When did the 1960s end for you?

Well, Jonah, the 1960s ended for me in 1974. I went into a deep personal crash about narcissism and ego. What helped me come out of it was working as a nurses’ aid, taking care of sick people, cleaning out bedpans. Later, I joined the August 29th Movement, so named because that was the date of the Chicano Moratorium that took place in 1970. The August 29 th Movement believed in going into factories. I worked in an automobile plant for ten years and learned again that a real revolution means working with people and talking about their lives. In the 1960s, I spent time in the South Bronx. Today I’m in the South Bronx again only it’s in L.A. this time, working with black and Latino students. We have a center for books and films and we’re setting up a health food store.

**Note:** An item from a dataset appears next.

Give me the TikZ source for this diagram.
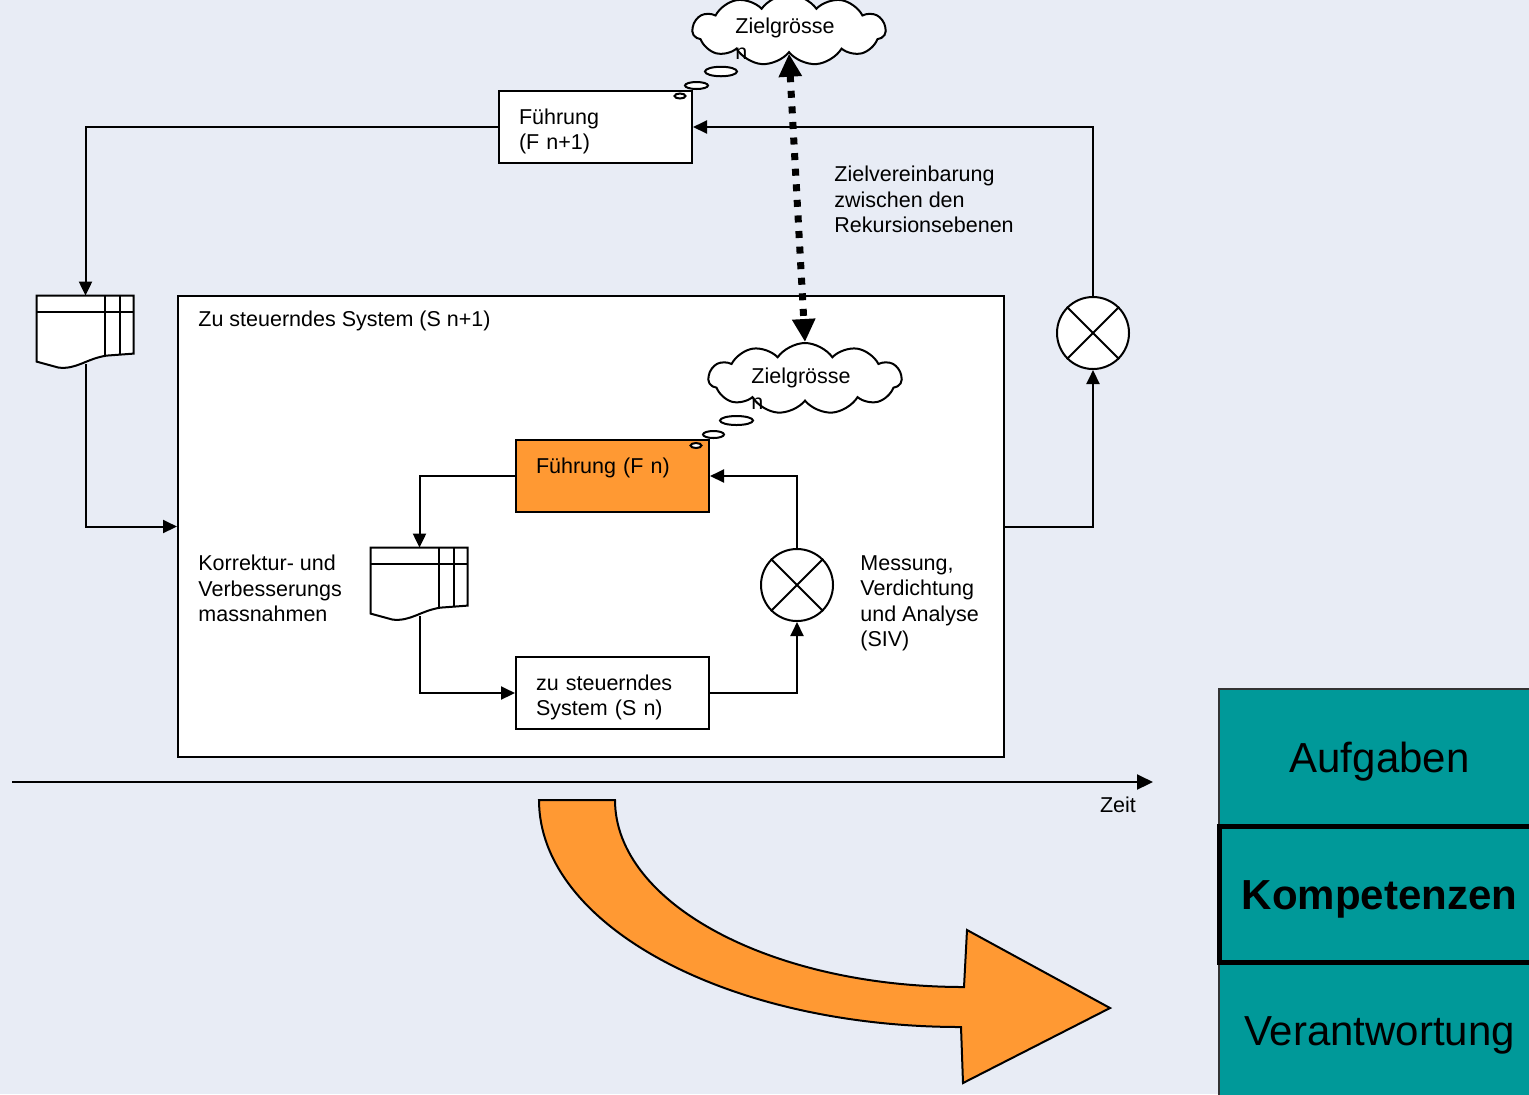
\documentclass[tikz,border=0pt]{standalone}
\usepackage{fontspec}
\setmainfont{Liberation Sans}
\usetikzlibrary{arrows.meta,calc}
\usetikzlibrary{positioning,shapes.symbols,shapes.geometric}

\definecolor{bgblue}{RGB}{232,236,245}
\definecolor{fuehrungorange}{RGB}{255,153,51}
\definecolor{rolleteal}{RGB}{0,153,153}

\tikzstyle{line}=[-, line width=1pt]
\tikzstyle{conn}=[line, -{Triangle[width=6.5pt,length=7pt]}]
\tikzstyle{dotconn}=[line width=3.5pt, dash pattern=on 3.5pt off 4.3pt,
		{Triangle[width=11pt,length=11.5pt]}-{Triangle[width=11pt,length=11.5pt]}]
\tikzstyle{timeaxis}=[line, -{Triangle[width=7.5pt,length=8pt]}]
\tikzstyle{block}=[rectangle, draw, line width=1pt, fill=white,
		minimum width=96.5pt, minimum height=36pt, text width=76.5pt,
		align=left, inner xsep=10pt, inner ysep=0pt,
		text height=16.5pt, text depth=19.5pt]
\tikzstyle{system}=[rectangle, draw, line width=1pt, fill=white]
\tikzstyle{summer}=[circle, draw, line width=1pt, fill=white,
		minimum size=36pt, inner sep=0pt]
\tikzstyle{docbox}=[rectangle, minimum width=48.5pt, minimum height=34pt, inner sep=0pt]
\tikzstyle{thought}=[cloud, draw, line width=1pt, fill=white, cloud puffs=11,
		cloud puff arc=110, cloud ignores aspect, minimum width=96.5pt,
		minimum height=35.5pt, inner sep=0pt]
\tikzstyle{bubble}=[ellipse, draw, line width=1pt, fill=white, inner sep=0pt]
\tikzstyle{txt}=[inner sep=0pt, align=left]
\tikzstyle{rolle}=[rectangle, draw=black!80, line width=0.75pt, fill=rolleteal,
		minimum width=160.5pt, minimum height=68pt, text height=15pt, text depth=0pt,
		font=\fontsize{21}{25}\selectfont]

\newcommand{\drawdoc}[1]{%
  \begin{scope}[shift={(#1.north west)}]
    \draw[line,fill=white] (0,0) -- (97,0) -- (97,58) -- (70,60)
      .. controls (50,63) and (40,74) .. (22,72) -- (0,66) -- cycle;
    \draw[line] (0,16) -- (97,16) (68,0) -- (68,60) (83,0) -- (83,59);
  \end{scope}}

\newcommand{\drawcross}[1]{%
  \draw[line] (#1.45) -- (#1.225) (#1.135) -- (#1.315);}

\begin{document}
\begin{tikzpicture}[x=0.5pt,y=-0.5pt,font=\fontsize{10.75}{12.75}\selectfont]

    \useasboundingbox (0,0) rectangle (1529,1094);
    \fill[bgblue] (0,0) rectangle (1529,1094);
    \clip (0,0) rectangle (1529,1094);

    \node (sysbig) at (591,526.5) [system, minimum width=413pt, minimum height=230.5pt] {};
    \node (sysbigtext) at (198,321) [txt, anchor=west] {Zu steuerndes System (S n+1)};

    % obere Ebene
    \node (fuehrungo) at (595.5,127) [block] {Führung\\(F n+1)};
    \node (bubo3) at (680,96) [bubble, minimum width=5.5pt, minimum height=2.5pt] {};
    \node (bubo2) at (696.5,85.5) [bubble, minimum width=11.5pt, minimum height=3.5pt] {};
    \node (bubo1) at (721,71.5) [bubble, minimum width=16pt, minimum height=4.75pt] {};
    \node (zielo) at (789,30) [thought] {};
    \node (zielotext) at (735,18) [txt, anchor=north west] {Zielgrösse\\n};

    \node (doco) at (85.5,330) [docbox] {};
    \drawdoc{doco}
    \node (circo) at (1093,333) [summer] {};
    \drawcross{circo}

    \draw[conn] (fuehrungo.west) -| (doco.north);
    \draw[conn] (doco.south) |- (sysbig.west);
    \draw[conn] (sysbig.east) -| (circo.south);
    \draw[conn] (circo.north) |- (fuehrungo.east);

    \node (vereinbarung) at (834,166) [txt, anchor=north west]
    {Zielvereinbarung\\zwischen den\\Rekursionsebenen};

    % untere Ebene
    \node (fuehrungi) at (612.5,476) [block, fill=fuehrungorange] {Führung (F n)};
    \node (bubi3) at (696,445.5) [bubble, minimum width=5.5pt, minimum height=2.5pt] {};
    \node (bubi2) at (713.5,434.5) [bubble, minimum width=10.5pt, minimum height=3.5pt] {};
    \node (bubi1) at (736.5,420.5) [bubble, minimum width=16.5pt, minimum height=4.5pt] {};
    \node (zielu) at (805,378.5) [thought] {};
    \node (zielutext) at (751,368) [txt, anchor=north west] {Zielgrösse\\n};

    \node (sysi) at (612.5,693) [block] {zu steuerndes\\System (S n)};
    \node (doci) at (419.5,582) [docbox] {};
    \drawdoc{doci}
    \node (circi) at (797,585) [summer] {};
    \drawcross{circi}

    \draw[conn] (fuehrungi.west) -| (doci.north);
    \draw[conn] (doci.south) |- (sysi.west);
    \draw[conn] (sysi.east) -| (circi.south);
    \draw[conn] (circi.north) |- (fuehrungi.east);

    \node (korrektur) at (198,555) [txt, anchor=north west]
    {Korrektur- und\\Verbesserungs\\massnahmen};
    \node (messung) at (860,555) [txt, anchor=north west]
    {Messung,\\Verdichtung\\und Analyse\\(SIV)};

    \draw[dotconn] (zielo.south) -- (zielu.north);

    % Zeitachse
    \coordinate (t0) at (12,782);
    \coordinate (t1) at (1153,782);
    \draw[timeaxis] (t0) -- (t1);
    \node (zeit) at (1118,805) {Zeit};

    \draw[line, fill=fuehrungorange] (539,800)
      arc[start angle=180, end angle=270, x radius=211pt, y radius=113.5pt]
      -- (963,1083) -- (1110,1008) -- (967,930) -- (964,987)
      arc[start angle=270, end angle=180, x radius=174.5pt, y radius=93.5pt]
      -- cycle;

    \node (aufgaben) at (1379.5,757) [rolle] {Aufgaben};
    \node (verantwortung) at (1379.5,1030) [rolle] {Verantwortung};
    \node (kompetenzen) at (1379.5,894) [rolle, draw=black, line width=2.5pt,
            font=\fontsize{21}{25}\selectfont\bfseries] {Kompetenzen};

  \end{tikzpicture}
\end{document}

I have a radio show on KPFK. I think that the left has a lot to offer today, if you don’t jump too far ahead and don’t think you’re anyone’s vanguard.

I’ve always though of you as a public intellectual.

No, that’s not me, Jonah. Like Tom Hayden and Howard Zinn, I’m a grassroots movement organizer. The people who influenced me were Fannie Lou Hamer and Robert Moses. I’m a public organizer, not a public intellectual. My loyalty is to the black community. That’s at the core of my being. My life was shaped, from the age of 17 to the age of 25, by the civil rights movement. It still keeps me going. I have read Mao, Lenin and Marxism, and I have used them—not as dogma—but to help shape my anti-imperialism and my own life, too.